------ Recorded data ------

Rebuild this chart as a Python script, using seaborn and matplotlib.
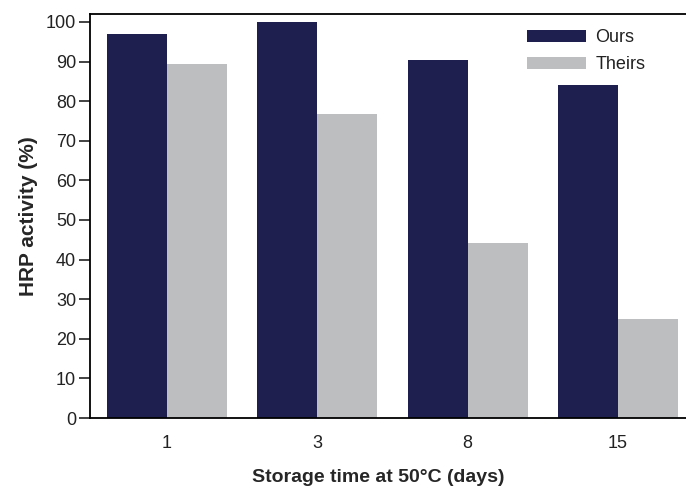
import numpy as np
import pandas as pd
import matplotlib
matplotlib.use("Agg")
import matplotlib.pyplot as plt
import seaborn as sns

# ── Data ──────────────────────────────────────────────
days = ["1", "3", "8", "15"]
ours = [97.0, 100.0, 90.4, 84.1]
theirs = [89.4, 76.8, 44.2, 25.0]
series = ["Ours", "Theirs"]

PALETTE = {"Ours": "#1e1f4e", "Theirs": "#bdbec0"}

df = pd.DataFrame({
    "days": days * 2,
    "activity": ours + theirs,
    "series": ["Ours"] * len(days) + ["Theirs"] * len(days),
})

sns.set_style("ticks")
plt.rcParams["font.family"] = ["Liberation Sans", "DejaVu Sans"]
plt.rcParams["text.color"] = "#222222"

fig = plt.figure(figsize=(6.86, 4.86), dpi=100)
ax = fig.add_axes([90 / 686, 68 / 486, 605 / 686, 404 / 486])

sns.barplot(data=df, x="days", y="activity", hue="series", order=days,
            hue_order=series, palette=PALETTE, width=0.8, saturation=1,
            edgecolor="none", ax=ax)

ax.set_xlim(-0.513, 3.513)
ax.set_ylim(0, 102)
ax.set_yticks(np.arange(0, 101, 10))
ax.tick_params(axis="y", length=8, width=1.2, labelsize=13, colors="#222222", pad=2)
ax.tick_params(axis="x", length=0, labelsize=13, colors="#222222", pad=12)
for s in ax.spines.values():
    s.set_linewidth(1.3)
    s.set_color("black")

ax.set_ylabel("HRP activity (%)", fontsize=15, fontweight="bold", labelpad=6)
ax.set_xlabel("Storage time at 50°C (days)", fontsize=14, fontweight="bold")
ax.xaxis.set_label_coords(0.477, -0.125)

leg = ax.legend(loc="upper right", bbox_to_anchor=(0.945, 1.0025), frameon=False,
                fontsize=13, handlelength=3.3, handleheight=0.7,
                handletextpad=0.5, labelspacing=0.55)

fig.savefig("out.png", dpi=100)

------

§ **Short problem**: Please transcribe the material above exactly as written. Leave the pictures out.

§ **Response to this task**:
Rebuild this chart as a Python script, using seaborn and matplotlib.
import numpy as np
import pandas as pd
import matplotlib
matplotlib.use("Agg")
import matplotlib.pyplot as plt
import seaborn as sns

# ── Data ──────────────────────────────────────────────
days = ["1", "3", "8", "15"]
ours = [97.0, 100.0, 90.4, 84.1]
theirs = [89.4, 76.8, 44.2, 25.0]
series = ["Ours", "Theirs"]

PALETTE = {"Ours": "#1e1f4e", "Theirs": "#bdbec0"}

df = pd.DataFrame({
    "days": days * 2,
    "activity": ours + theirs,
    "series": ["Ours"] * len(days) + ["Theirs"] * len(days),
})

sns.set_style("ticks")
plt.rcParams["font.family"] = ["Liberation Sans", "DejaVu Sans"]
plt.rcParams["text.color"] = "#222222"

fig = plt.figure(figsize=(6.86, 4.86), dpi=100)
ax = fig.add_axes([90 / 686, 68 / 486, 605 / 686, 404 / 486])

sns.barplot(data=df, x="days", y="activity", hue="series", order=days,
            hue_order=series, palette=PALETTE, width=0.8, saturation=1,
            edgecolor="none", ax=ax)

ax.set_xlim(-0.513, 3.513)
ax.set_ylim(0, 102)
ax.set_yticks(np.arange(0, 101, 10))
ax.tick_params(axis="y", length=8, width=1.2, labelsize=13, colors="#222222", pad=2)
ax.tick_params(axis="x", length=0, labelsize=13, colors="#222222", pad=12)
for s in ax.spines.values():
    s.set_linewidth(1.3)
    s.set_color("black")

ax.set_ylabel("HRP activity (%)", fontsize=15, fontweight="bold", labelpad=6)
ax.set_xlabel("Storage time at 50°C (days)", fontsize=14, fontweight="bold")
ax.xaxis.set_label_coords(0.477, -0.125)

leg = ax.legend(loc="upper right", bbox_to_anchor=(0.945, 1.0025), frameon=False,
                fontsize=13, handlelength=3.3, handleheight=0.7,
                handletextpad=0.5, labelspacing=0.55)

fig.savefig("out.png", dpi=100)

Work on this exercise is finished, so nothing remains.